Meditation Weihnachten 2008

Wir wünschen allen Leserinnen und Lesern, den Mitgliedern, Freunden und Unterstützern ein frohes Weihnachtsfest und Gottes Segen für das Jahr 2009.

 


Graphik von KAKEI Goro, Tokyo

Meditation von Pfarrer Carsten Rostalsky, Dahme

Ein zartes, ein verhaltenes Leuchten geht von beiden Körpern aus, die wir auf dem Bild erkennen können. Mutter und Kind. Körperwärme, weiche Haut, der Duft eines neugeborenen Kindes, all das scheint hier auf diesem farblich schlicht gehaltenen Blatt auf wunderbare Weise und großer Dichte eingefangen zu sein. Wer die beiden eine Weile betrachtet, bekommt etwas mit von der Ruhe, die von ihnen ausstrahlt. Was um sie herum geschieht, scheint sie nicht zu kümmern, so groß ist ihre Innigkeit. Zunächst haben sie nur Augen füreinander. Wir genießen mit ihnen diesen Moment höchster Glückseligkeit. Fast scheinen sie zu schweben. Wie auf einer Wolke. Eine Welt für sich. Noch.

Bald, sehr bald, wird das anders sein. Besuch hat sich schon längst in dieser Nacht auf dem Weg gemacht und ist unterwegs zum Stall. Von dem Kinde geht seit seiner Geburt ein Leuchten aus. Es leuchtet durch die Nacht und durch die Welt. Aber da ist noch mehr: von dem Kind geht auch eine Botschaft aus. Es ist die Nachricht, es ist die Gute Nachricht, das Evangelium. Diese Botschaft ist seither unterwegs zu uns Menschen. Sie wird von Mund zu Mund weitergereicht, von Haus zu Haus und darüber hinaus weiter getragen. Immer weiter. Die Gute Nachricht hat einen weiten Weg hinter sich und sie breitet sich dabei aus. Sie bleibt nicht stehen, aber sie irrlichtert seit 2000 Jahren auch nicht ziellos umher. Sie kommt auch an. Sie kommt da an, wo sie unser Herz erreicht. Diese Botschaft bewegt uns. Sie will uns in Bewegung setzen wie damals die Besucher in der Nacht.

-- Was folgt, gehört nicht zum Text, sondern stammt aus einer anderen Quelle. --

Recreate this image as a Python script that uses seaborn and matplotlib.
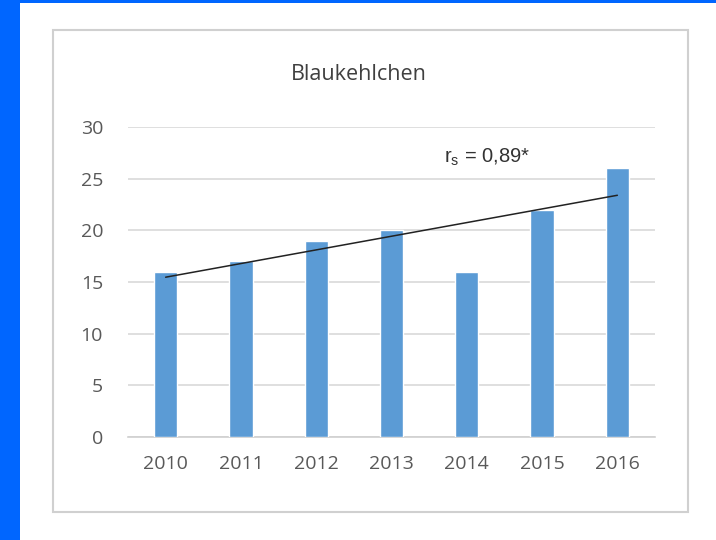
import numpy as np
import pandas as pd
import matplotlib.pyplot as plt
import seaborn as sns
from matplotlib.patches import Rectangle

sns.set_theme(style="white")
plt.rcParams["font.family"] = ["Open Sans", "DejaVu Sans"]
plt.rcParams["mathtext.fontset"] = "custom"
plt.rcParams["mathtext.rm"] = "Liberation Sans"

years = ["2010", "2011", "2012", "2013", "2014", "2015", "2016"]
counts = [16, 17, 19, 20, 16, 22, 26]
title = "Blaukehlchen"
corr_label = "r$_\\mathrm{s}$ = 0,89*"

df = pd.DataFrame({"Jahr": years, "Anzahl": counts})

fig = plt.figure(figsize=(7.16, 5.4), dpi=100)
fig.patch.set_facecolor("white")

# blue frame on the left and top edge
fig.patches.append(Rectangle((0, 0), 20 / 716, 1, transform=fig.transFigure,
                             facecolor="#0066FF", edgecolor="none", zorder=-2))
fig.patches.append(Rectangle((0, 1 - 3 / 540), 1, 3 / 540, transform=fig.transFigure,
                             facecolor="#0066FF", edgecolor="none", zorder=-2))
# chart box
fig.patches.append(Rectangle((53 / 716, 1 - 512 / 540), 635 / 716, 482 / 540,
                             transform=fig.transFigure, facecolor="white",
                             edgecolor="#D0D0D0", linewidth=1.5, zorder=-1))

ax = fig.add_axes([128 / 716, 1 - 437 / 540, 527 / 716, 310 / 540])
ax.set_facecolor("none")

sns.barplot(data=df, x="Jahr", y="Anzahl", color="#5B9BD5", width=0.31,
            saturation=1, ax=ax, zorder=3)

# linear trend line over the bar positions
sns.regplot(x=np.arange(len(counts)), y=np.array(counts, dtype=float), scatter=False,
            ci=None, truncate=True, color="#222222", line_kws={"linewidth": 1.1, "zorder": 4},
            ax=ax)

ax.set_xlim(-0.5, 6.5)
ax.set_ylim(0, 30)
ax.set_yticks(range(0, 31, 5))
ax.set_xticks(range(len(years)))
ax.set_xticklabels(years)
ax.grid(axis="y", color="#D9D9D9", linewidth=1.2, zorder=0)
ax.set_axisbelow(True)
for side in ["top", "right", "left"]:
    ax.spines[side].set_visible(False)
ax.spines["bottom"].set_color("#D0D0D0")
ax.spines["bottom"].set_linewidth(1.2)
ax.tick_params(axis="both", length=0, colors="#595959", labelsize=14)
ax.tick_params(axis="y", pad=18)
ax.tick_params(axis="x", pad=13)
ax.set_xlabel("")
ax.set_ylabel("")

fig.text(359 / 716, 1 - 75 / 540, title, ha="center", va="center",
         fontsize=15.5, color="#404040")
ax.text(3.7, 26.0, corr_label, ha="left", va="bottom", fontsize=14.5,
        color="#333333", family=["Liberation Sans", "DejaVu Sans"])

fig.savefig("out.png", dpi=100)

Im Bild ist Weihnachten auf das Eigentliche bis zur Kenntlichkeit reduziert: Nicht einmal ein Stall mit Stroh, auch keine Tiere, Hirten, Magier oder Könige sind da zu sehen. Schon gar keine bunt blinkende Tanne voller Lametta. Für manchen heutzutage an Weihnachten unverzichtbar. Ebenso fehlen die Schokoladenweihnachtsmänner bewaffnet mit Sack und Rute. Erst recht ist keine musikalische Kaufhausberieselung zu hören. All das ist hier weggewischt. Nur das wirkliche Wesentliche ist da. Es ist das, was bleibt; in leisen und kräftigen Linien schwungvoll festgehalten. Lebendig. Und genau das will gefunden werden: Der Mensch gewordene, der lebendige Gott. Das Licht der Welt. Gefunden werden, und zwar von uns. Zwischen Autohupen und Gehetze, zwischen Neonlichterketten im nasskalten Alltag und billigen Beteuerungen mancher Mächtiger medial multipliziert.

Wir sind gerufen und wir sind herausgerufen, uns in Bewegung zu setzen. Hin zum Kind, hin zum Licht der Welt. Wir können es erkennen, wenn wir das Wesentliche im Blick behalten. Das geht nicht mit verschlossenem Herzen, nur wenn wir uns für andere öffnen. Wie sollten wir sonst auch den Weg finden. Das ist es, was an Weihnachten zählt und gültig bleibt.